McGinn and his Hibs colleagues are relishing the chance to party on Saturday when they receive the Championship trophy after their home match against St Mirren. It will mark the end of a three-year period of top-flight exile for a club still in a buoyant state following last May’s historic Scottish Cup triumph. The only fly in the ointment for McGinn is that, in trying to ensure his team sign off from life in the second tier on a high note, he could effectively be bidding to plunge his brother, Stephen, towards relegation. “It crossed my mind the day Stephen signed for St Mirren, but you just need to try and focus on yourself,” he said. “It’s trophy day at Easter Road and it should be a brilliant occasion. It’s only fair from our point of view to be professional as everyone is fighting for their lives down there. We’ll be doing all we can to get the three points.”

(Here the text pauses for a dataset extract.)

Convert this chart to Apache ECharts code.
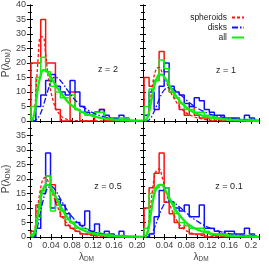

McGinn’s future is sure to be the subject of speculation over the summer. As an established member of the Scotland squad still operating in his homeland and not playing for Celtic, the midfielder is a rarity. It seems inevitable that there will come a point when he naturally outgrows Hibs and heads for more illustrious pastures, although, with St Mirren due 33 per cent of any sell-on fee, it would clearly take a significant bid to tempt the Easter Road club into parting with their main man. “I’m still under contract for the next two seasons so unless someone tells me otherwise I’ll be a Hibs player,” said McGinn. “I do have ambitions at some point down the line to go and challenge myself at a higher level. I think that’s only natural. But, like the Hibs move, it would have to be the right one for me. I won’t jump two-footed into something without thinking about it. Hibs have been great for me and I realise how much I’m still developing as a player. If I did happen to go anywhere, either now or a few years down the line, it would have to be somewhere I could go and improve.”